Journalists from Mandalay- and Ayeyarwady Region-based news outlets were each handed two-year prison terms for incitement by the military council last week.
Sagaing Region native Aung Zaw Zaw, from the Mandalay Free Press, and Ye Yint Tun from the Myanmar Herald (Myanmar Thandaw Sint) —in Pathein—were convicted of violating Section 505a of the Penal Code on March 23 in junta courts.
Aung Zaw Zaw was sentenced in Kanbalu Township, Sagaing Region, according to a family friend who spoke to Myanmar Now on the condition of anonymity. He said that the 25-year-old was arrested from his home in Tauk Ka Shat village in the township on January 16.
“The military looked into his phone and laptop and I think they found things that they didn’t like,” the friend explained days after his arrest.
His news organisation released a statement calling for his release on January 19, noting that Aung Zaw Zaw was a part-time employee who was “still learning video editing” and had not committed any crime.
Ye Yint Tun, convicted of the same charge nearly 900km south in Ayeyarwady, was sentenced in a Pathein prison court more than one year after his arrest while photographing anti-dictatorship protests in the township on February 28, 2021.
In early January, an editor and a reporter from Zayar Times were sentenced to the same prison term as Aung Zaw Zaw and Ye Yint Tun for incitement in Sagaing.
A police complaint letter seen by Myanmar Now said that Zayar Times staff members “addressed the military council as the coup regime and reported news on the CRPH and the NUG and the protests everyday,” a reference to the Committee Representing the Pyidaungsu Hluttaw—which is made up of elected lawmakers ousted in the coup—and the shadow National Unity Government.
While many detained journalists have been charged by the junta with violating Section 505a, editor-in-chief of Channel Mandalay Win Naing Oo was, at the time of reporting, being detained in Mandalay’s Obo Prison on terrrorism charges.
“They are going to arrest and imprison anyone that doesn’t write news in their favour,” a journalist on the run in upper Myanmar said of the junta. “Some journalists have already been killed.

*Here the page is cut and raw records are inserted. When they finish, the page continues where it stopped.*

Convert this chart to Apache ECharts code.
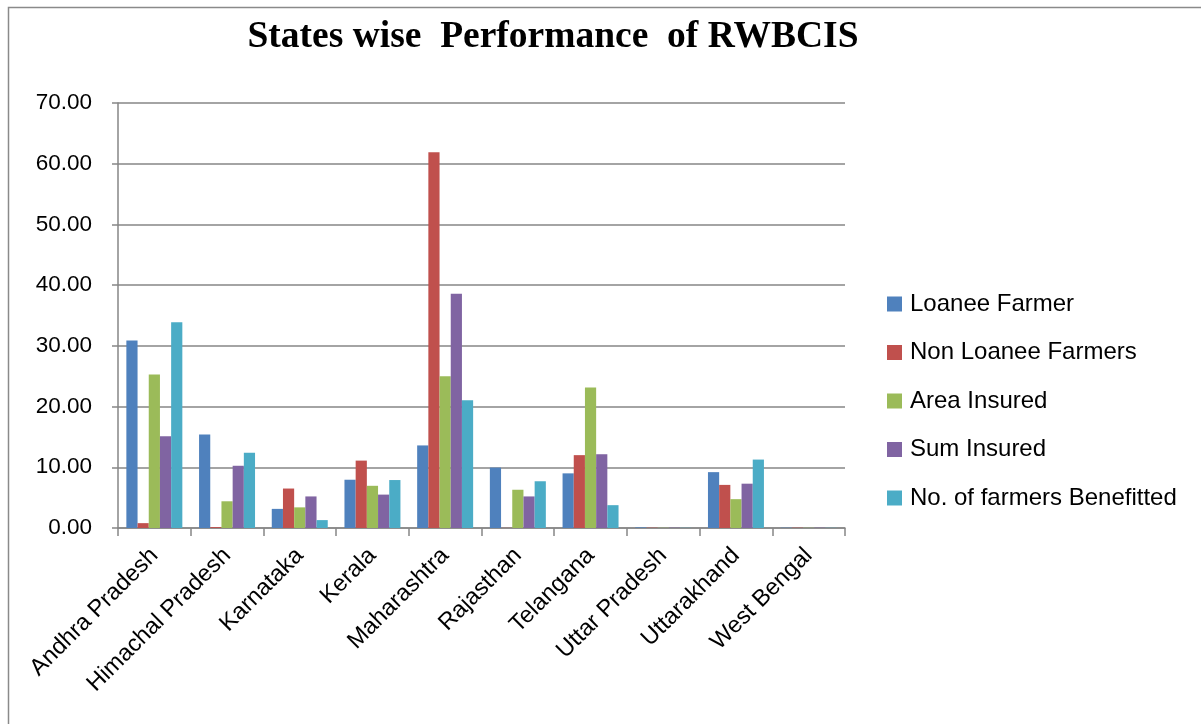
<!DOCTYPE html>
<html>
<head>
<meta charset="utf-8">
<script src="https://cdn.jsdelivr.net/npm/echarts@6/dist/echarts.min.js"></script>
<style>
html,body{margin:0;padding:0;background:#fff;}
#chart{width:1201px;height:724px;}
</style>
</head>
<body>
<div id="chart"></div>
<script>
const titleText = 'States wise  Performance  of RWBCIS';
const states = ['Andhra Pradesh','Himachal Pradesh','Karnataka','Kerala','Maharashtra','Rajasthan','Telangana','Uttar Pradesh','Uttarakhand','West Bengal'];
const seriesNames = ['Loanee Farmer','Non Loanee Farmers','Area Insured','Sum Insured','No. of farmers Benefitted'];
const loaneeFarmer = [30.9, 15.4, 3.15, 7.95, 13.6, 9.95, 9.0, 0.1, 9.2, 0.05];
const nonLoaneeFarmers = [0.8, 0.15, 6.5, 11.1, 61.9, 0.02, 12.0, 0.05, 7.1, 0.05];
const areaInsured = [25.3, 4.4, 3.4, 6.95, 25.0, 6.3, 23.15, 0.03, 4.75, 0.03];
const sumInsured = [15.1, 10.25, 5.2, 5.5, 38.6, 5.2, 12.15, 0.05, 7.3, 0.05];
const farmersBenefitted = [33.9, 12.4, 1.3, 7.9, 21.05, 7.7, 3.76, 0.03, 11.27, 0.03];
const colors = ['#4F81BD','#C0504D','#9BBB59','#8064A2','#4BACC6'];

const allData = [loaneeFarmer, nonLoaneeFarmers, areaInsured, sumInsured, farmersBenefitted];
const chart = echarts.init(document.getElementById('chart'));
const font = 'Liberation Sans, Arial, sans-serif';
chart.setOption({
  animation: false,
  color: colors,
  title: {
    text: titleText,
    left: 548, textAlign: 'center', top: 13,
    textStyle: {fontFamily: 'Liberation Serif, Times New Roman, serif', fontWeight: 'bold', fontSize: 37.5, color: '#000'}
  },
  graphic: [{
    type: 'rect', silent: true,
    shape: {x: 8.5, y: 7.5, width: 1300, height: 800},
    style: {fill: 'none', stroke: '#8a8a8a', lineWidth: 1.5}
  }],
  legend: {
    orient: 'vertical', left: 887, top: 292, padding: 0,
    itemWidth: 15, itemHeight: 15, itemGap: 24.5,
    icon: 'rect',
    textStyle: {fontFamily: font, fontSize: 24, lineHeight: 24, color: '#000', padding: [0,0,0,3]},
    data: seriesNames
  },
  grid: {left: 118, right: 356, top: 103, bottom: 196, containLabel: false},
  xAxis: {
    type: 'category', data: states,
    axisLine: {lineStyle: {color: '#868686', width: 1.5}},
    axisTick: {show: true, length: 8, lineStyle: {color: '#868686', width: 1.5}},
    axisLabel: {rotate: 45, margin: 24, fontFamily: font, fontSize: 23.5, color: '#000', interval: 0}
  },
  yAxis: {
    type: 'value', min: 0, max: 70, interval: 10,
    axisLine: {show: true, lineStyle: {color: '#868686', width: 1.5}},
    axisTick: {show: true, length: 6, lineStyle: {color: '#868686', width: 1.5}},
    splitLine: {lineStyle: {color: '#868686', width: 1.5}},
    axisLabel: {margin: 26, fontFamily: font, fontSize: 22.5, color: '#000', formatter: v => v.toFixed(2)}
  },
  series: seriesNames.map((n, i) => ({
    name: n, type: 'bar', data: allData[i],
    barGap: '0%', barCategoryGap: '23%',
    itemStyle: {color: colors[i]}
  }))
});
</script>
</body>
</html>
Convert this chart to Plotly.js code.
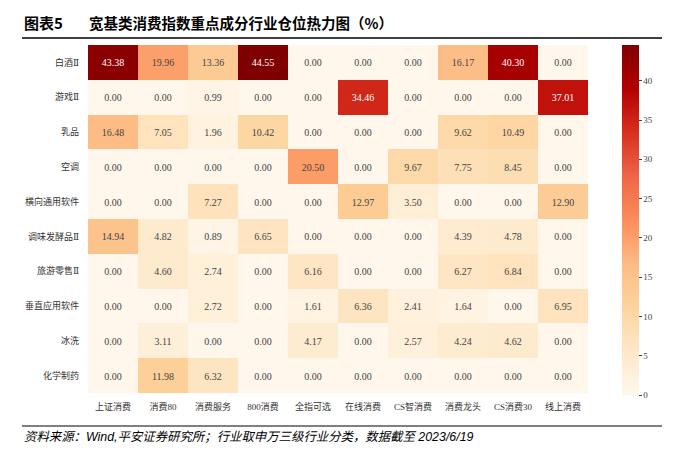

You can clearly see the loss of freedom of the press. A dark shadow has consumed the country.”
Journalists across the country have been forced into hiding as the military continues its crackdown on the media following the coup in February last year. The junta maintains that they have been acting in accordance with the law, and deny that journalists are being targeted for arrest.
More than 130 journalists have been detained since the coup, some 50 of whom remain in prison, according to the Detained Journalists Group, which has been compiling data on the arrest and detention of media workers.